We have the root function of the variable vx:
f(vx) = (n + 1)*(Vddt - vx)^2 - n*(Vddt - vi)^2 - (Vddt - (vx + x))^2
where
vx + x = vo
We can expand the function to:

f(vx) = a*(b - vx)^2 - c - (b - (vx + x))^2
      = a*(b^2 + vx^2 - 2*b*vx) - c - (b^2 + (vx + x)^2 - 2*b*(vx + x))
      = a*b^2 + a*vx^2 - 2*a*b*vx - c - b^2 - (vx + x)^2 + 2*b*(vx + x)
      = a*b^2 + a*vx^2 - 2*a*b*vx - c - b^2 - vx^2 - x^2 - 2*x*vx + 2*b*vx + 2*b*x

Then we calculate and expand the derivative:

f'(vx) = 2*a*vx - 2*a*b  - 2*vx - 2*x + 2*b
       = 2*(a*vx - a*b - vx - x + b)
       = 2*(a*(vx - b) + b - (vx + x))
       = 2*(b - (vx + x) - a*(b - vx))

Then, given f'(x) = df/dx, we have the resulting

df = 2*((b - (vx + x)) - a*(b - vx))*dvx

so the patch is ok even from a theoretical point of view.

[gpz]

So can we close this ticket? Was everything applied and all is fine? I am getting confused again just be scrolling over the posts here :)

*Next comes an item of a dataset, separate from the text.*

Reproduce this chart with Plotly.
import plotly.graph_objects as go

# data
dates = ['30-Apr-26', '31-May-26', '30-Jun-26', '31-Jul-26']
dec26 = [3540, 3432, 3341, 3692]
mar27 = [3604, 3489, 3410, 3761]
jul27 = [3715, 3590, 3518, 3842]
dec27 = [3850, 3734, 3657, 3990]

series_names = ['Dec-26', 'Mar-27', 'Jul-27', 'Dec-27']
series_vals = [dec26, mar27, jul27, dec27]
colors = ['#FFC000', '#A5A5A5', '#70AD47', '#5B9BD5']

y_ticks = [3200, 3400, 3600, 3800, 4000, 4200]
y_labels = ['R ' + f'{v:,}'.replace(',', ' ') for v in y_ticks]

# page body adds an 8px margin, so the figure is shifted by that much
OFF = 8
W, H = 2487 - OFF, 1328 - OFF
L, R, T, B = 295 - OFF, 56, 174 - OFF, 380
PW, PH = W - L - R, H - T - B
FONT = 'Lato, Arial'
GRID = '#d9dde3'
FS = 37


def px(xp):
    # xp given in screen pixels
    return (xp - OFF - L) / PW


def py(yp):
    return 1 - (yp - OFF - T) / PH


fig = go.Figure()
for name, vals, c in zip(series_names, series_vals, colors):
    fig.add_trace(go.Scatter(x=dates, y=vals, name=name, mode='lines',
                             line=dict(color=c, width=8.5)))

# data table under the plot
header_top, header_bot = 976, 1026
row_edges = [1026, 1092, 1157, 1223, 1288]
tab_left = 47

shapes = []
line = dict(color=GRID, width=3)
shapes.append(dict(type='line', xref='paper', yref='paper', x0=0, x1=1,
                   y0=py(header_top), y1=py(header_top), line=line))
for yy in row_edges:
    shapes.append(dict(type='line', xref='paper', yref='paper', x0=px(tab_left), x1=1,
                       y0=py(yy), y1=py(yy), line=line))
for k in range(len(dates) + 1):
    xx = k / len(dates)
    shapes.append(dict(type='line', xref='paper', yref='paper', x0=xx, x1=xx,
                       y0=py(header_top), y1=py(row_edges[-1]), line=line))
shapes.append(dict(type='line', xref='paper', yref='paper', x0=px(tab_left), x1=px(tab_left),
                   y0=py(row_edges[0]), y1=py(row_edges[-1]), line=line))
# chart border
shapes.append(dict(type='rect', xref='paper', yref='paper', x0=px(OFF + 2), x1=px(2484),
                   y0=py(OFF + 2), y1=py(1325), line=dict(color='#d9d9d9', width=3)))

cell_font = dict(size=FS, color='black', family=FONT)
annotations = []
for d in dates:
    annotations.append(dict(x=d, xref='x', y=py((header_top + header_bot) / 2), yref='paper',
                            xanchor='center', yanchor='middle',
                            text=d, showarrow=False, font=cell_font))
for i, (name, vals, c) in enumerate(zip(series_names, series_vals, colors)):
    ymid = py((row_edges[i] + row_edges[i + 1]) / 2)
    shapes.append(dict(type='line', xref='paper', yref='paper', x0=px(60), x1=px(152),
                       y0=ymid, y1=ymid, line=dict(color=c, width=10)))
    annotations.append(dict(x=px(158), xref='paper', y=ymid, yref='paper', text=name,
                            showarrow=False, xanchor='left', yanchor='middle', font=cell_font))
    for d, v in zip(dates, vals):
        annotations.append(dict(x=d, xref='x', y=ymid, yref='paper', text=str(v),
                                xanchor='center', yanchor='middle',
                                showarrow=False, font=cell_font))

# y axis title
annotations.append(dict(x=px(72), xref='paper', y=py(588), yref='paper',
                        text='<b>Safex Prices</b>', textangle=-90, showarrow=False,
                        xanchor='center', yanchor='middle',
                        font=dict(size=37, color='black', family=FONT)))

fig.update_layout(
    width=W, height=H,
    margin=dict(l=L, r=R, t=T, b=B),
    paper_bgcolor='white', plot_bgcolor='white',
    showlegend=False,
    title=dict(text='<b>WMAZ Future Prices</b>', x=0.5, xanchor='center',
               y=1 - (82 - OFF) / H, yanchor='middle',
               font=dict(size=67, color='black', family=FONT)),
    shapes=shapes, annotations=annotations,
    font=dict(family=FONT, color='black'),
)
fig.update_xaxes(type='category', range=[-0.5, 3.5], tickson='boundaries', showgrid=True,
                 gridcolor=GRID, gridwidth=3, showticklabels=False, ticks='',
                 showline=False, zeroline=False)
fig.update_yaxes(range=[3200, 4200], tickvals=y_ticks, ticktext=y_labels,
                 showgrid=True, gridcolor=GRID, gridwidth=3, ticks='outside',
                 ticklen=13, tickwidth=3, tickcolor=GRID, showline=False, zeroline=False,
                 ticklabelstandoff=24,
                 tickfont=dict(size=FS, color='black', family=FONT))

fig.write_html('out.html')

Perhaps the above should be added in comments at a strategic place in the code? :)

[Leandro Nini]

Yes, the original problem is fixed, I'll post a patch for the comments in the upcoming days.

[gpz]

cool, please post on the patches tracker - i am closing this ticket

[bozz64]

The patch also fixes the issue with tune: /MUSICIANS/P/Psych858o/90_Seconds.sid

[bozz64]

However, the patch introduces a new problem with playing samples on a 8580 when no voices are played, see issue:

https://sourceforge.net/p/vice-emu/bugs/1696/#4523

[Leandro Nini]

Hmm, it looks more like a rounding issue.
@encore64 @bozz64 can you please try the attached (ugly) patch and see if the problems are gone?

[bozz64]

The digi tune is now played correctly with this patch but this tune plays really weird now:

/MUSICIANS/P/Psych858o/90_Seconds.sid

[Leandro Nini]

What do you mean by weird? It sounds good to me.

[bozz64]

I applied the patch again and now it sounds good. Perhaps I made a mistake in applying the patch. I tested the digi tune again. All is good now. I will keep testing the coming days.

[Leandro Nini]

Sorry, I think I got the scaling wrong in the above patch, will send and update later.